Thursday, June 26, 2008

You don't suppose Judge James Nowlin is a UT alum?

My esteem for US District Judge James Nowlin increased after reading this recent order (pdf), found via the inestimable Eugene Volokh in a post from earlier this month. Wrote Nowlin:
Apparently, the parties are unable to agree if the deposition of Wal-Mart's corporate representative should occur in San Antonio, Texas or in Bentonville, Arkansas.

The Court is sympathetic with the Defendant's argument. Surely Defendant's corporate representative, a resident of Arkansas, would feel great humiliation by being forced to enter the home state of the University of Texas, where the legendary Texas Longhorns have wrought havoc on the Arkansas Razorbacks with an impressive 55-21 all-time series record.

On the other hand, the Court is sympathetic with Plaintiff's position. Plaintiffs might enter Arkansas with a bit of trepidation oas many residents of Arkansas are still seeking retribution for the "Game of the Century" in which James Street and Darrell Royal stunned the Razorbacks by winning the 1969 National Championship.

Because the Court is sympathetic to both parties' positions, it has found a neutral site intended to avoid both humiliation and trepidation of retribution.

ACCORDINGLY, IT IS ORDERED that unless the parties agree otherwise, the deposition of Defendant's corporate representative shall occur at 9 AM on June 11, 2008 on the steps of the Texarkana Federal Building, 500 State Line Ave, TX/AR 71854.

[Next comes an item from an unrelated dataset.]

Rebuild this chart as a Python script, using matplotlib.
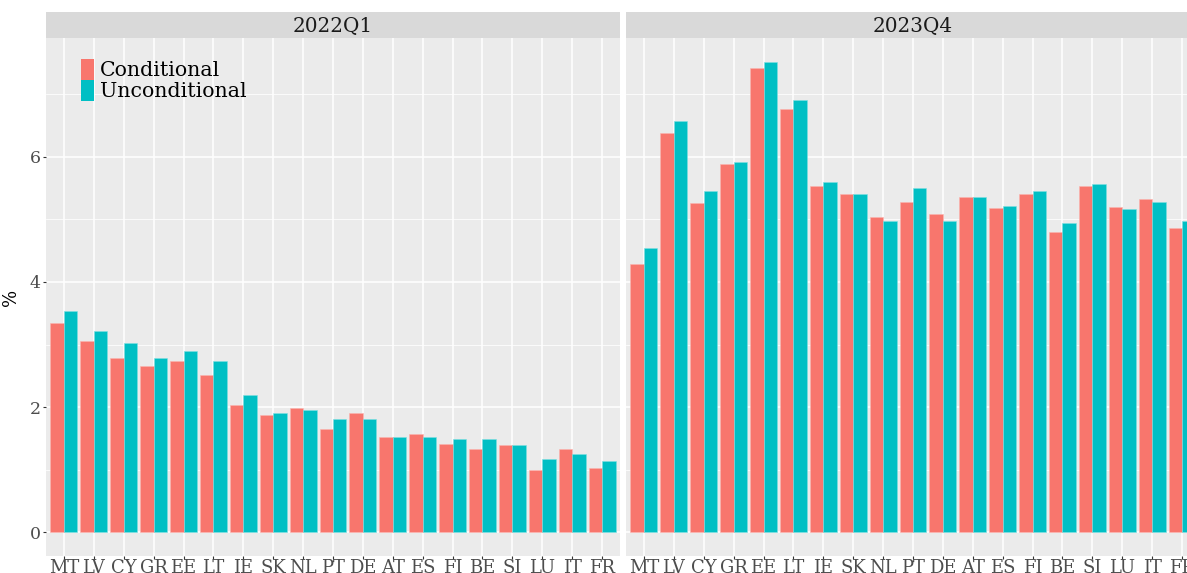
import numpy as np
import matplotlib
matplotlib.use('Agg')
from matplotlib import pyplot as plt
from matplotlib.patches import Patch
from matplotlib.ticker import MultipleLocator

countries = ['MT', 'LV', 'CY', 'GR', 'EE', 'LT', 'IE', 'SK', 'NL', 'PT',
             'DE', 'AT', 'ES', 'FI', 'BE', 'SI', 'LU', 'IT', 'FR']

# 2022Q1
cond_2022q1 = [3.35, 3.06, 2.79, 2.66, 2.73, 2.51, 2.03, 1.88, 1.98, 1.65,
               1.90, 1.52, 1.58, 1.42, 1.33, 1.40, 0.99, 1.33, 1.03]
uncond_2022q1 = [3.54, 3.22, 3.02, 2.78, 2.89, 2.74, 2.20, 1.90, 1.95, 1.81,
                 1.81, 1.52, 1.52, 1.50, 1.49, 1.39, 1.17, 1.25, 1.14]
# 2023Q4
cond_2023q4 = [4.28, 6.38, 5.26, 5.88, 7.41, 6.77, 5.54, 5.41, 5.03, 5.28,
               5.09, 5.36, 5.18, 5.41, 4.80, 5.54, 5.20, 5.32, 4.86]
uncond_2023q4 = [4.54, 6.57, 5.46, 5.91, 7.52, 6.90, 5.60, 5.41, 4.98, 5.50,
                 4.98, 5.36, 5.21, 5.46, 4.94, 5.57, 5.17, 5.28, 4.98]

panels = ['2022Q1', '2023Q4']
series = ['Conditional', 'Unconditional']
colors = ['#F8766D', '#00BFC4']

plt.rcParams['font.family'] = 'DejaVu Serif'

W, H = 1187, 573
fig = plt.figure(figsize=(W / 100, H / 100), dpi=100)

def fx(px):
    return px / W

def fy(py):
    return 1 - py / H

panel_top, panel_bot, strip_top = 38, 556, 12
n = len(countries)
unit = 574 / (n - 1 + 1.2)

# second panel runs past the right edge of the picture, as in the original
boxes = [(46, 620), (626, 1187)]
data = [(cond_2022q1, uncond_2022q1), (cond_2023q4, uncond_2023q4)]
ymax = max(max(uncond_2023q4), max(cond_2023q4))
yr = (-0.05 * ymax, ymax * 1.05)

x = np.arange(n)
for i, (label, (l, r), (c, u)) in enumerate(zip(panels, boxes, data)):
    ax = fig.add_axes([fx(l), fy(panel_bot), fx(r - l), fy(panel_top) - fy(panel_bot)])
    ax.set_facecolor('#EBEBEB')
    for s in ax.spines.values():
        s.set_visible(False)
    w = 0.45
    ax.bar(x - w / 2, c, width=w, color=colors[0], edgecolor='#fbb5b0',
           linewidth=0.4, zorder=3)
    ax.bar(x + w / 2, u, width=w, color=colors[1], edgecolor='#7fdfe1',
           linewidth=0.4, zorder=3)
    ax.set_xlim(-0.6, -0.6 + (r - l) / unit)
    ax.set_ylim(*yr)
    ax.set_xticks(x)
    ax.set_xticklabels(countries)
    ax.yaxis.set_major_locator(MultipleLocator(2))
    ax.yaxis.set_minor_locator(MultipleLocator(1))
    ax.grid(which='major', color='white', linewidth=1.1, zorder=0)
    ax.grid(which='minor', axis='y', color='white', linewidth=0.55, zorder=0)
    ax.set_axisbelow(True)
    ax.tick_params(axis='both', which='major', length=2.2, color='#333333',
                   labelcolor='#4D4D4D', labelsize=12.5, pad=1.5)
    ax.tick_params(axis='x', which='major', labelsize=13, pad=0)
    ax.tick_params(axis='both', which='minor', length=0)
    if i == 0:
        ax.set_ylabel('%', fontsize=13, color='black', labelpad=7)
    else:
        ax.tick_params(axis='y', left=False, labelleft=False)

    # strip
    sax = fig.add_axes([fx(l), fy(panel_top), fx(r - l), fy(strip_top) - fy(panel_top)])
    sax.set_facecolor('#D9D9D9')
    sax.set_xticks([])
    sax.set_yticks([])
    for s in sax.spines.values():
        s.set_visible(False)
    sax.set_xlim(ax.get_xlim())
    sax.set_ylim(0, 1)
    sax.text((n - 1) / 2, 0.45, label, ha='center', va='center',
             fontsize=14.4, color='#1A1A1A')

    if i == 0:
        handles = [Patch(facecolor=col, edgecolor='none') for col in colors]
        ax.legend(handles, series, loc='upper left',
                  bbox_to_anchor=(fx(75), fy(53)), bbox_transform=fig.transFigure,
                  frameon=False, fontsize=14.8, handlelength=0.62, handleheight=1.15,
                  handletextpad=0.3, labelspacing=0.0, borderaxespad=0,
                  borderpad=0.3)

fig.savefig('out.png', dpi=100)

IT IS FURTHER ORDERED that each party is to remain on his or her respective side of the state line.
Soooowweeee! (UT fans, see the footnotes in the order for an added bonus.) Volokh didn't say, but how much do you want to bet the parties came to an agreement besides holding the deposition on the steps of the Texarkana Courthouse?! Both the content and the Judge's tactic tickled my funny bone.

Prof. Volokh followed up by posting a nice adumbration by Brian Kalt of the complexities of operating a Texarkana federal courthouse that straddles state lines titled "Article III, Congress, and the Texarkana Courthouse." Interesting stuff; well worth a read.